STATED PROBLEM:
Work through the listing below and count the lines that hold "this". Answer with the number alone.

+---+

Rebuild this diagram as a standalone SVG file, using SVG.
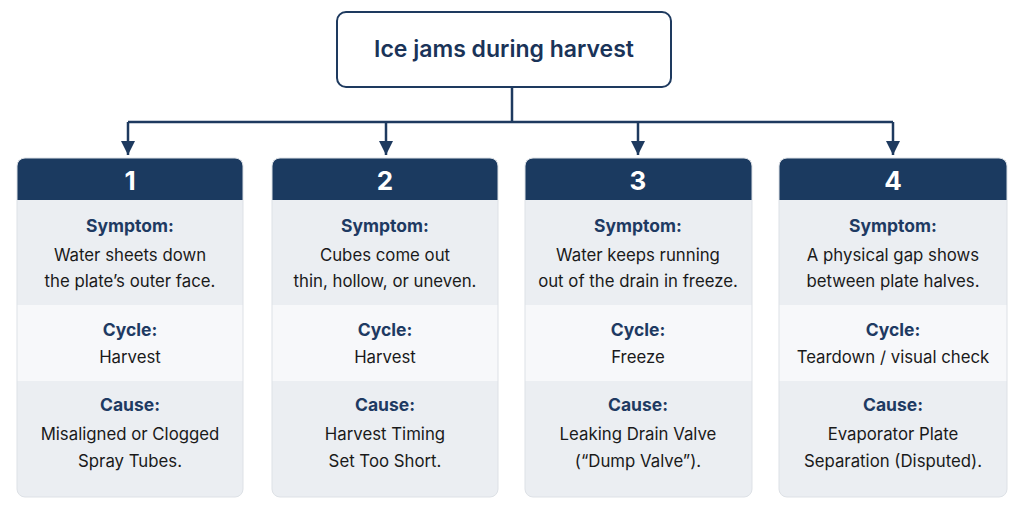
<svg xmlns="http://www.w3.org/2000/svg" width="1024" height="505" viewBox="0 0 1024 505">
<style>
.title{font-family:Inter,"Liberation Sans",sans-serif;font-size:23px;font-weight:600;fill:#1a3358;text-anchor:middle}
.num{font-family:Inter,"Liberation Sans",sans-serif;font-size:26px;font-weight:700;fill:#ffffff;text-anchor:middle}
.lbl{font-family:Inter,"Liberation Sans",sans-serif;font-size:17.5px;font-weight:700;fill:#1e3a62;text-anchor:middle}
.txt{font-family:Inter,"Liberation Sans",sans-serif;font-size:16.8px;font-weight:400;fill:#1a1a1a;text-anchor:middle}
.conn{stroke:#1e3a5f;stroke-width:2.5;fill:none}
.hdr{fill:#1b3a60}
.mid{fill:#f7f8fa}
</style>
<defs>
<marker id="ah" viewBox="0 0 10 10" refX="10" refY="5" markerWidth="5.6" markerHeight="5.6" orient="auto" markerUnits="strokeWidth">
<path d="M0,0 L10,5 L0,10 z" fill="#1e3a5f"/>
</marker>
<clipPath id="c1"><rect x="17" y="158" width="226" height="339" rx="8"/></clipPath>
<clipPath id="c2"><rect x="272" y="158" width="226" height="339" rx="8"/></clipPath>
<clipPath id="c3"><rect x="525" y="158" width="227" height="339" rx="8"/></clipPath>
<clipPath id="c4"><rect x="779" y="158" width="228" height="339" rx="8"/></clipPath>
</defs>
<rect width="1024" height="505" fill="#ffffff"/>
<g id="connectors">
<path class="conn" d="M512,87 V122"/>
<path class="conn" d="M128,122 H893"/>
<path class="conn" d="M128,122 V155" marker-end="url(#ah)"/>
<path class="conn" d="M386,122 V155" marker-end="url(#ah)"/>
<path class="conn" d="M638,122 V155" marker-end="url(#ah)"/>
<path class="conn" d="M893,122 V155" marker-end="url(#ah)"/>
</g>
<g id="root">
<rect x="337" y="12" width="334" height="75" rx="9" fill="#ffffff" stroke="#1e3a5f" stroke-width="2"/>
<text class="title" x="504" y="57">Ice jams during harvest</text>
</g>
<g id="card1">
<g clip-path="url(#c1)">
<rect x="17" y="158" width="226" height="339" fill="#ebeef2"/>
<rect class="hdr" x="17" y="158" width="226" height="42"/>
<rect class="mid" x="17" y="305" width="226" height="76"/>
</g>
<rect x="17" y="158" width="226" height="339" rx="8" fill="none" stroke="#dde1e6"/>
<text class="num" x="130" y="190">1</text>
<text class="lbl" x="130" y="232">Symptom:</text>
<text class="txt" x="130" y="261">Water sheets down</text>
<text class="txt" x="130" y="287">the plate’s outer face.</text>
<text class="lbl" x="130" y="336">Cycle:</text>
<text class="txt" x="130" y="363">Harvest</text>
<text class="lbl" x="130" y="411">Cause:</text>
<text class="txt" x="130" y="440">Misaligned or Clogged</text>
<text class="txt" x="130" y="467">Spray Tubes.</text>
</g>
<g id="card2">
<g clip-path="url(#c2)">
<rect x="272" y="158" width="226" height="339" fill="#ebeef2"/>
<rect class="hdr" x="272" y="158" width="226" height="42"/>
<rect class="mid" x="272" y="305" width="226" height="76"/>
</g>
<rect x="272" y="158" width="226" height="339" rx="8" fill="none" stroke="#dde1e6"/>
<text class="num" x="385" y="190">2</text>
<text class="lbl" x="385" y="232">Symptom:</text>
<text class="txt" x="385" y="261">Cubes come out</text>
<text class="txt" x="385" y="287">thin, hollow, or uneven.</text>
<text class="lbl" x="385" y="336">Cycle:</text>
<text class="txt" x="385" y="363">Harvest</text>
<text class="lbl" x="385" y="411">Cause:</text>
<text class="txt" x="385" y="440">Harvest Timing</text>
<text class="txt" x="385" y="467">Set Too Short.</text>
</g>
<g id="card3">
<g clip-path="url(#c3)">
<rect x="525" y="158" width="227" height="339" fill="#ebeef2"/>
<rect class="hdr" x="525" y="158" width="227" height="42"/>
<rect class="mid" x="525" y="305" width="227" height="76"/>
</g>
<rect x="525" y="158" width="227" height="339" rx="8" fill="none" stroke="#dde1e6"/>
<text class="num" x="638" y="190">3</text>
<text class="lbl" x="638" y="232">Symptom:</text>
<text class="txt" x="638" y="261">Water keeps running</text>
<text class="txt" x="638" y="287">out of the drain in freeze.</text>
<text class="lbl" x="638" y="336">Cycle:</text>
<text class="txt" x="638" y="363">Freeze</text>
<text class="lbl" x="638" y="411">Cause:</text>
<text class="txt" x="638" y="440">Leaking Drain Valve</text>
<text class="txt" x="638" y="467">(“Dump Valve”).</text>
</g>
<g id="card4">
<g clip-path="url(#c4)">
<rect x="779" y="158" width="228" height="339" fill="#ebeef2"/>
<rect class="hdr" x="779" y="158" width="228" height="42"/>
<rect class="mid" x="779" y="305" width="228" height="76"/>
</g>
<rect x="779" y="158" width="228" height="339" rx="8" fill="none" stroke="#dde1e6"/>
<text class="num" x="893" y="190">4</text>
<text class="lbl" x="893" y="232">Symptom:</text>
<text class="txt" x="893" y="261">A physical gap shows</text>
<text class="txt" x="893" y="287">between plate halves.</text>
<text class="lbl" x="893" y="336">Cycle:</text>
<text class="txt" x="893" y="363">Teardown / visual check</text>
<text class="lbl" x="893" y="411">Cause:</text>
<text class="txt" x="893" y="440">Evaporator Plate</text>
<text class="txt" x="893" y="467">Separation (Disputed).</text>
</g>
</svg>
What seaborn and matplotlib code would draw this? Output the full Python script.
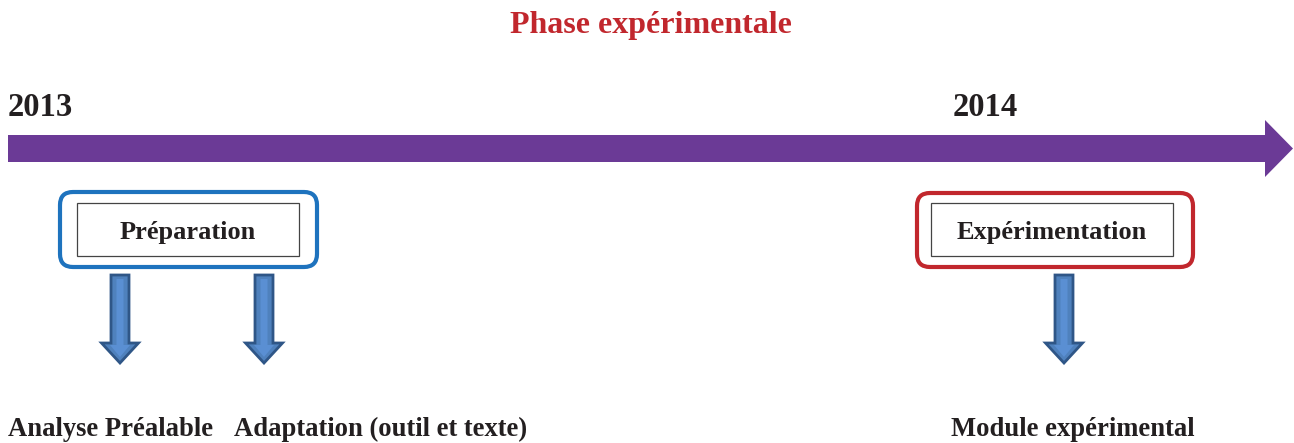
import matplotlib
matplotlib.use("Agg")
import matplotlib.pyplot as plt
import matplotlib.patches as mpatches
import seaborn as sns

# ---------- data ----------
TITLE = "Phase expérimentale"
YEARS = ["2013", "2014"]
PHASES = ["Préparation", "Expérimentation"]
OUTPUTS = ["Analyse Préalable", "Adaptation (outil et texte)", "Module expérimental"]

# ---------- layout (pixel space, y down) ----------
W, H = 1294, 443
YEAR_X = [8, 953]
PHASE_OUTER = [(60, 192, 257, 75), (917, 193, 276, 74)]   # x, y, w, h
PHASE_INNER = [(77, 203, 222, 53), (931, 203, 242, 53)]
PHASE_COLORS = ["#1E73BE", "#C1272D"]
ARROW_X = [120, 264, 1064]
OUTPUT_X = [8, 381, 1073]
OUTPUT_HA = ["left", "center", "center"]

RED = "#C1272D"
PURPLE = "#6B3A96"
INK = "#231F20"
ARROW_FILL = "#4F81BD"
ARROW_EDGE = "#2F5687"

sns.set_theme(style="white")
plt.rcParams["font.family"] = ["Liberation Serif", "DejaVu Serif"]

fig = plt.figure(figsize=(W / 100, H / 100), dpi=100)
ax = fig.add_axes([0, 0, 1, 1])
ax.set_xlim(0, W)
ax.set_ylim(H, 0)
ax.axis("off")

# title
ax.text(651, 33, TITLE, color=RED, fontsize=23, fontweight="bold",
        ha="center", va="baseline")

# timeline
ax.add_patch(mpatches.FancyArrow(8, 148.5, 1285, 0, width=27, head_width=57,
                                 head_length=28, length_includes_head=True,
                                 color=PURPLE, lw=0))
for yr, x in zip(YEARS, YEAR_X):
    ax.text(x, 116, yr, fontsize=23.5, fontweight="bold", color=INK,
            ha="left", va="baseline")

# phase boxes
for label, outer, inner, col in zip(PHASES, PHASE_OUTER, PHASE_INNER, PHASE_COLORS):
    x, y, w, h = outer
    ax.add_patch(mpatches.FancyBboxPatch((x, y), w, h,
                                         boxstyle="round,pad=0,rounding_size=13",
                                         fc="white", ec=col, lw=3))
    x, y, w, h = inner
    ax.add_patch(mpatches.Rectangle((x, y), w, h, fc="white", ec="#444444", lw=0.9))
    ax.text(x + w / 2, 239, label, fontsize=19, fontweight="bold",
            color=INK, ha="center", va="baseline")

# down arrows
for x in ARROW_X:
    ax.add_patch(mpatches.FancyArrow(x, 275, 0, 88, width=18, head_width=37,
                                     head_length=20, length_includes_head=True,
                                     fc=ARROW_FILL, ec=ARROW_EDGE, lw=2))
    ax.add_patch(mpatches.FancyArrow(x, 279, 0, 78, width=7, head_width=20,
                                     head_length=12, length_includes_head=True,
                                     fc="#5A8FD3", lw=0))

# outputs
for label, x, ha in zip(OUTPUTS, OUTPUT_X, OUTPUT_HA):
    ax.text(x, 436, label, fontsize=19.2, fontweight="bold", color=INK,
            ha=ha, va="baseline")

fig.savefig("out.png", dpi=100)
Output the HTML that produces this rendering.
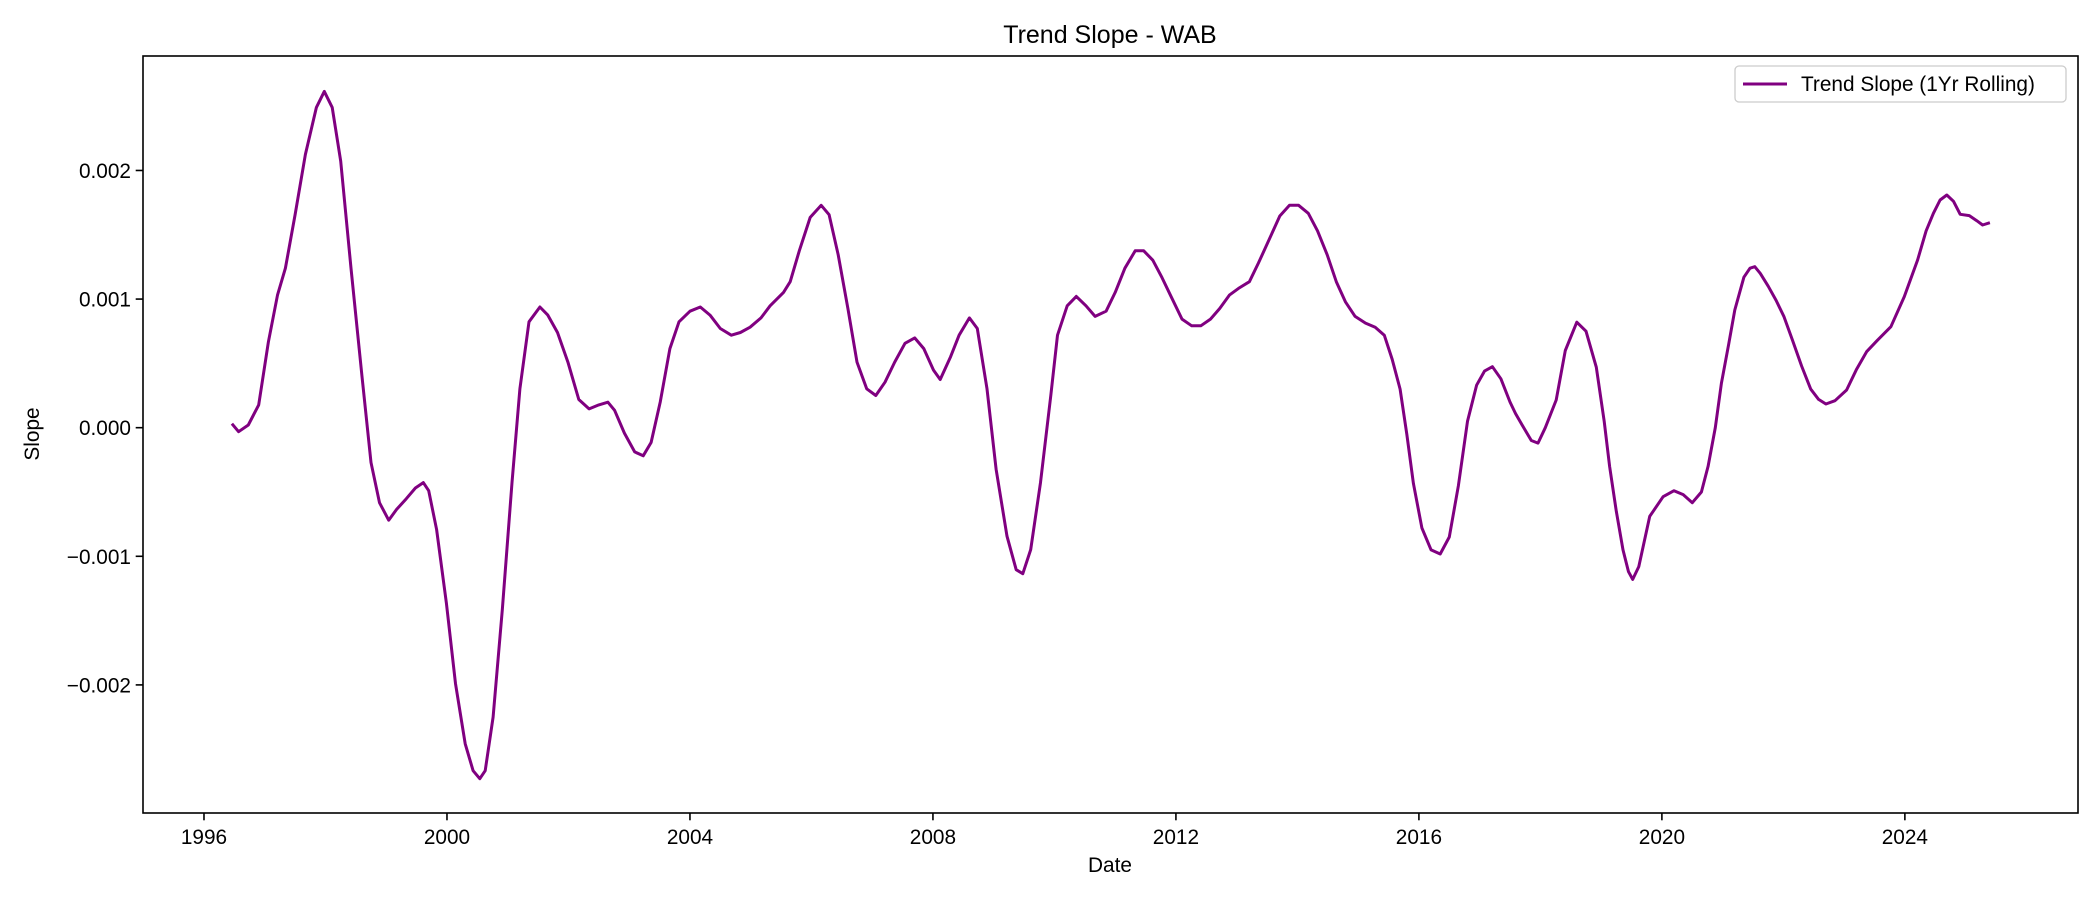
<!DOCTYPE html>
<html><head><meta charset="utf-8"><style>
html,body{margin:0;padding:0;background:#fff;}
svg{display:block;font-family:"Liberation Sans","DejaVu Sans",sans-serif;}
</style></head><body>
<svg id="chart" width="2100" height="900" viewBox="0 0 2100 900">
<rect width="2100" height="900" fill="#fff"/>
<text x="1110" y="43" font-size="25" text-anchor="middle">Trend Slope - WAB</text>
<g id="ticks"></g>
<polyline id="line" fill="none" stroke="#800080" stroke-width="3" stroke-linejoin="round"/>
<rect x="143" y="56" width="1935" height="757" fill="none" stroke="#000" stroke-width="1.6"/>
<text x="1110" y="872" font-size="20.8" text-anchor="middle">Date</text>
<text x="0" y="0" font-size="20.8" text-anchor="middle" transform="translate(39,434) rotate(-90)">Slope</text>
<g>
<rect x="1735" y="66" width="331" height="36" rx="4" fill="#fff" stroke="#ccc" stroke-width="1.3"/>
<line x1="1743" y1="84" x2="1787" y2="84" stroke="#800080" stroke-width="3"/>
<text x="1801" y="91" font-size="20.8">Trend Slope (1Yr Rolling)</text>
</g>
</svg>
<script>
const xTicks = [1996, 2000, 2004, 2008, 2012, 2016, 2020, 2024];
const yTicks = [-0.002, -0.001, 0, 0.001, 0.002];
const yTickLabels = ["\u22120.002", "\u22120.001", "0.000", "0.001", "0.002"];
const years = [1996.46,1996.57,1996.73,1996.90,1997.06,1997.21,1997.34,1997.50,1997.67,1997.85,1997.98,1998.11,1998.25,1998.42,1998.60,1998.75,1998.89,1999.04,1999.17,1999.33,1999.48,1999.61,1999.70,1999.83,1999.99,2000.14,2000.30,2000.43,2000.54,2000.63,2000.76,2000.91,2001.07,2001.20,2001.35,2001.53,2001.66,2001.82,2001.99,2002.17,2002.34,2002.50,2002.65,2002.76,2002.92,2003.09,2003.23,2003.36,2003.51,2003.67,2003.82,2004.00,2004.17,2004.33,2004.50,2004.68,2004.83,2004.99,2005.17,2005.32,2005.54,2005.65,2005.80,2005.98,2006.16,2006.29,2006.44,2006.60,2006.75,2006.91,2007.06,2007.21,2007.37,2007.54,2007.70,2007.85,2008.01,2008.12,2008.29,2008.43,2008.60,2008.73,2008.89,2009.04,2009.22,2009.37,2009.48,2009.61,2009.77,2009.94,2010.05,2010.21,2010.36,2010.52,2010.67,2010.85,2011.00,2011.16,2011.33,2011.47,2011.62,2011.77,2011.93,2012.10,2012.26,2012.41,2012.57,2012.72,2012.88,2013.03,2013.21,2013.36,2013.54,2013.71,2013.87,2014.02,2014.18,2014.33,2014.49,2014.64,2014.79,2014.95,2015.12,2015.28,2015.43,2015.56,2015.69,2015.80,2015.91,2016.05,2016.20,2016.35,2016.50,2016.65,2016.80,2016.95,2017.08,2017.21,2017.35,2017.50,2017.59,2017.70,2017.85,2017.96,2018.08,2018.26,2018.41,2018.60,2018.75,2018.92,2019.05,2019.14,2019.25,2019.36,2019.45,2019.52,2019.62,2019.80,2020.02,2020.20,2020.35,2020.50,2020.65,2020.76,2020.88,2020.98,2021.10,2021.20,2021.35,2021.45,2021.53,2021.62,2021.75,2021.88,2022.01,2022.15,2022.30,2022.45,2022.58,2022.70,2022.85,2023.04,2023.20,2023.37,2023.55,2023.77,2023.99,2024.21,2024.35,2024.47,2024.58,2024.69,2024.80,2024.91,2025.06,2025.18,2025.28,2025.40];
const slopes = [0.031,-0.031,0.021,0.177,0.667,1.031,1.240,1.656,2.125,2.490,2.615,2.490,2.073,1.240,0.406,-0.271,-0.583,-0.719,-0.635,-0.552,-0.469,-0.427,-0.490,-0.792,-1.365,-1.990,-2.458,-2.667,-2.729,-2.667,-2.250,-1.417,-0.427,0.302,0.823,0.938,0.875,0.740,0.510,0.219,0.146,0.177,0.198,0.135,-0.042,-0.188,-0.219,-0.115,0.198,0.615,0.823,0.906,0.938,0.875,0.771,0.719,0.740,0.781,0.854,0.948,1.052,1.135,1.375,1.635,1.729,1.656,1.344,0.927,0.510,0.302,0.250,0.354,0.510,0.656,0.698,0.615,0.448,0.375,0.552,0.719,0.854,0.771,0.302,-0.323,-0.844,-1.104,-1.135,-0.948,-0.427,0.250,0.719,0.948,1.021,0.948,0.865,0.906,1.052,1.240,1.375,1.375,1.302,1.167,1.010,0.844,0.792,0.792,0.844,0.927,1.031,1.083,1.135,1.281,1.469,1.646,1.729,1.729,1.667,1.531,1.344,1.135,0.979,0.865,0.813,0.781,0.719,0.531,0.300,-0.050,-0.433,-0.780,-0.950,-0.982,-0.850,-0.450,0.050,0.330,0.440,0.474,0.380,0.200,0.110,0.020,-0.100,-0.120,0.000,0.215,0.600,0.820,0.750,0.470,0.050,-0.300,-0.650,-0.950,-1.120,-1.180,-1.080,-0.690,-0.537,-0.490,-0.520,-0.583,-0.500,-0.300,0.000,0.345,0.650,0.915,1.170,1.240,1.252,1.200,1.100,0.990,0.863,0.680,0.480,0.300,0.220,0.184,0.210,0.293,0.450,0.591,0.680,0.785,1.019,1.304,1.530,1.667,1.770,1.809,1.760,1.659,1.649,1.610,1.576,1.594];

const X0 = 143, X1 = 2078, Y0 = 813, Y1 = 56;
const xMin = 1994.996, xMax = 2026.85, yMin = -0.002996, yMax = 0.00289;
function xs(v){ return X0 + (v - xMin) / (xMax - xMin) * (X1 - X0); }
function ys(v){ return Y0 - (v - yMin) / (yMax - yMin) * (Y0 - Y1); }

const NS = "http://www.w3.org/2000/svg";
const g = document.getElementById('ticks');
xTicks.forEach(t => {
  const x = xs(t);
  const l = document.createElementNS(NS, 'line');
  l.setAttribute('x1', x); l.setAttribute('x2', x);
  l.setAttribute('y1', Y0); l.setAttribute('y2', Y0 + 7.3);
  l.setAttribute('stroke', '#000'); l.setAttribute('stroke-width', '1.6');
  
  
  g.appendChild(l);
  const tx = document.createElementNS(NS, 'text');
  tx.setAttribute('x', x); tx.setAttribute('y', Y0 + 31);
  tx.setAttribute('font-size', '20.8'); tx.setAttribute('text-anchor', 'middle');
  tx.textContent = String(t);
  
  
  g.appendChild(tx);
});
yTicks.forEach((t, i) => {
  const y = ys(t);
  const l = document.createElementNS(NS, 'line');
  l.setAttribute('x1', X0 - 7.3); l.setAttribute('x2', X0);
  l.setAttribute('y1', y); l.setAttribute('y2', y);
  l.setAttribute('stroke', '#000'); l.setAttribute('stroke-width', '1.6');
  
  
  g.appendChild(l);
  const tx = document.createElementNS(NS, 'text');
  tx.setAttribute('x', X0 - 12); tx.setAttribute('y', y + 7.5);
  tx.setAttribute('font-size', '20.8'); tx.setAttribute('text-anchor', 'end');
  tx.textContent = yTickLabels[i];
  
  
  g.appendChild(tx);
});
const pts = years.map((yr, i) => xs(yr).toFixed(1) + ',' + ys(slopes[i] / 1000).toFixed(1)).join(' ');
document.getElementById('line').setAttribute('points', pts);
</script>
</body></html>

+---+

FINAL RESULT:
3